Eastern Consequentialism: The Chinese Pursuit of Harmony and Statecraft
Shift your focus east, thousands of miles across the mountains, and the conversation changes entirely. The issue remains that while Greeks were arguing about the metaphysical composition of stars, Chinese thinkers were trying to survive the Warring States period, a brutal era of endless bloodshed lasting from 475 BCE to 221 BCE. They did not have the luxury of abstract navel-gazing. Consequently, their major tradition became deeply pragmatic, focused entirely on ethics, social order, and the cultivation of the self for the benefit of the collective whole.
Confucius and the Ritualistic Glue of Society
Enter Kong Fuzi, whom the West calls Confucius. His radical idea was that a society functions smoothly only when everyone plays their specific role with absolute precision. A ruler must act like a ruler, a father like a father, and a son like a son. He weaponized li, which translates to ritual or etiquette, turning everyday manners into a sacred duty. Why? Because he realized that top-down laws cannot change human hearts, but daily rituals can. It is an incredibly sophisticated psychological trick: change the external behavior, and the internal morality will follow automatically.
The Legalist Alternative and the Realpolitik of Han Feizi
But Confucianism was not the only game in town. Han Feizi looked at the gentle moral suasion of the Confucians and scoffed, arguing instead that human nature is inherently selfish and rotten. His school of thought, Legalism, became the official ideology of the Qin Dynasty in 221 BCE, leading to the unification of China through terrifyingly efficient authoritarian rule. He believed only harsh laws and infallible rewards could keep the peace. Which explains why Chinese history is a constant, fascinating oscillation between the soft moral duty of Confucianism and the cold, hard realism of Legalism.
Ancient Indian Metaphysics: The Dissolution of Self and the Cosmic Order
To truly round out the big three, we have to look at the Indian subcontinent, where the intellectual anxiety was not about fixing the state or categorizing bugs, but about escaping the endless loop of suffering. This tradition is mind-bendingly vast. It balances an intensely rigorous system of logic with a deep, experiential exploration of consciousness itself, dating back to the composition of the Upanishads around 800 BCE.

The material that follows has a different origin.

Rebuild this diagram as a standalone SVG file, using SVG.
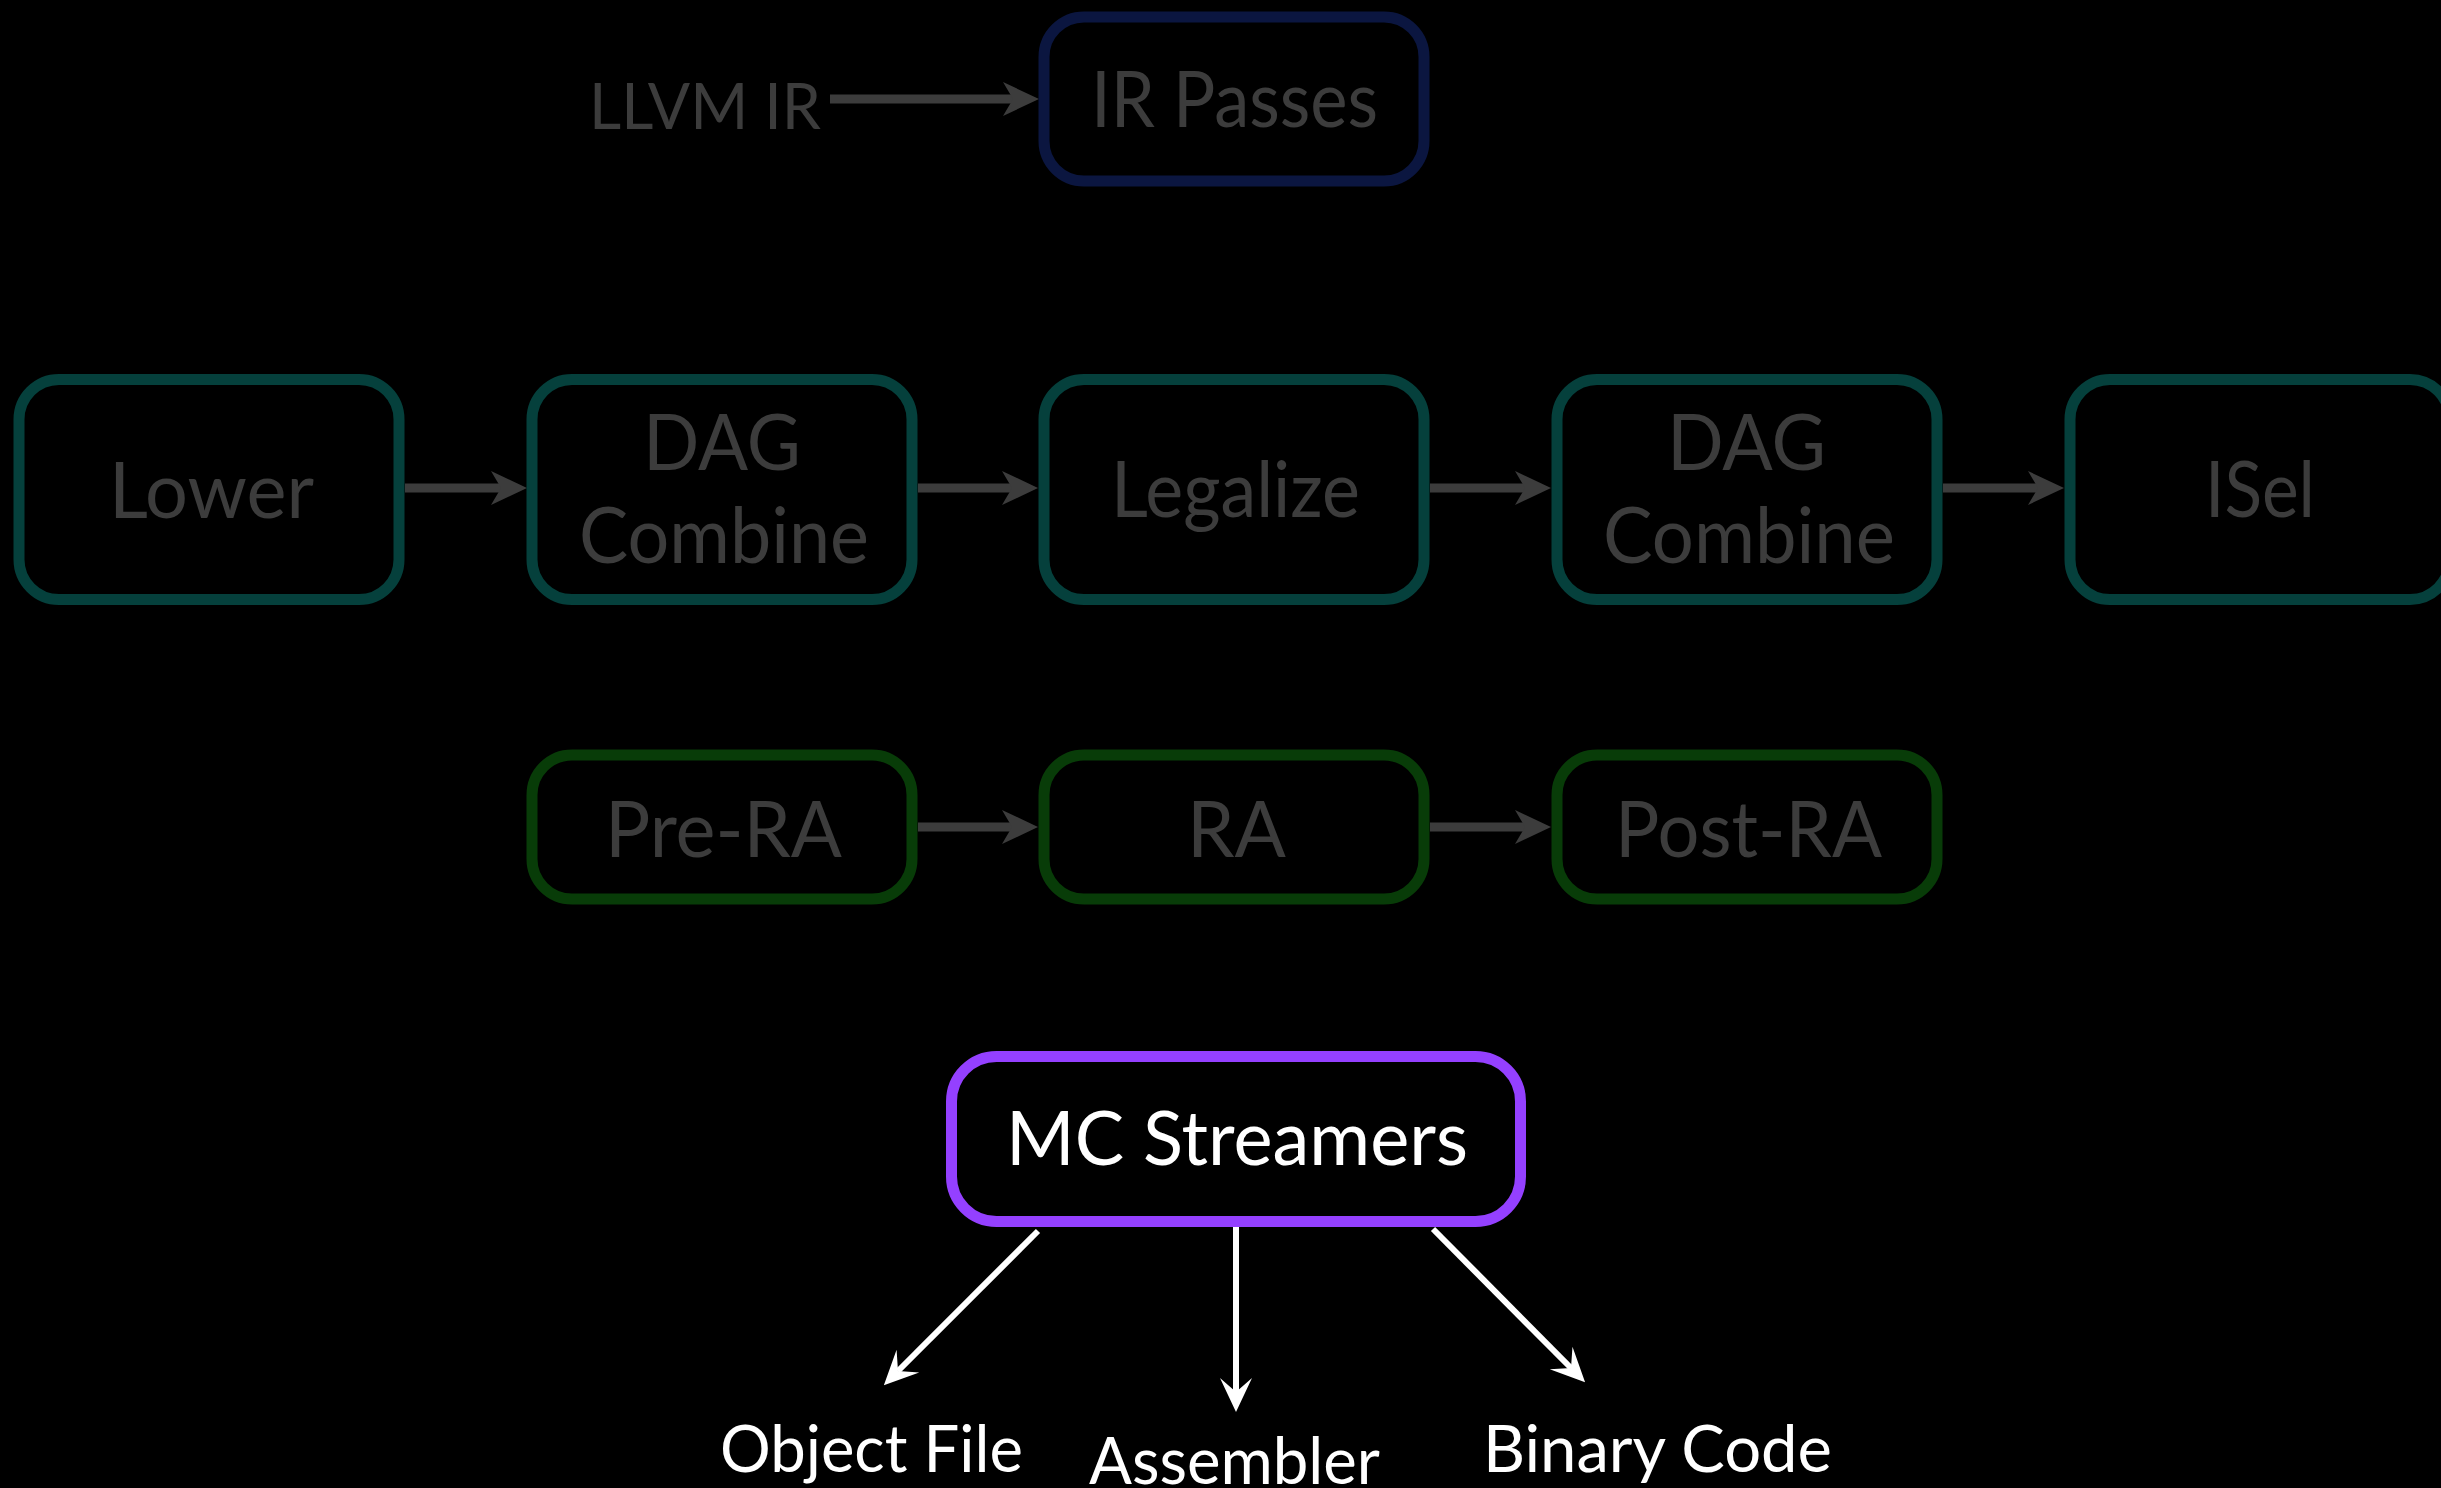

The Vedic Core and the Illusion of Separation
At the heart of mainstream Indian thought lies the concept of Brahman, the ultimate, unchanging reality that underpins everything in existence. The twist? Your individual soul, or Atman, is not separate from this cosmic ocean; it is identical to it. We are all just waves forgetting we are part of the same sea. The material world we obsess over is dismissed as Maya, a grand cosmic illusion that tricks us into believing we are isolated egos. Hence, the ultimate goal of life in this framework is not to conquer nature or achieve fame, but to attain Moksha, the liberation from this illusion and the cessation of the cycle of rebirth.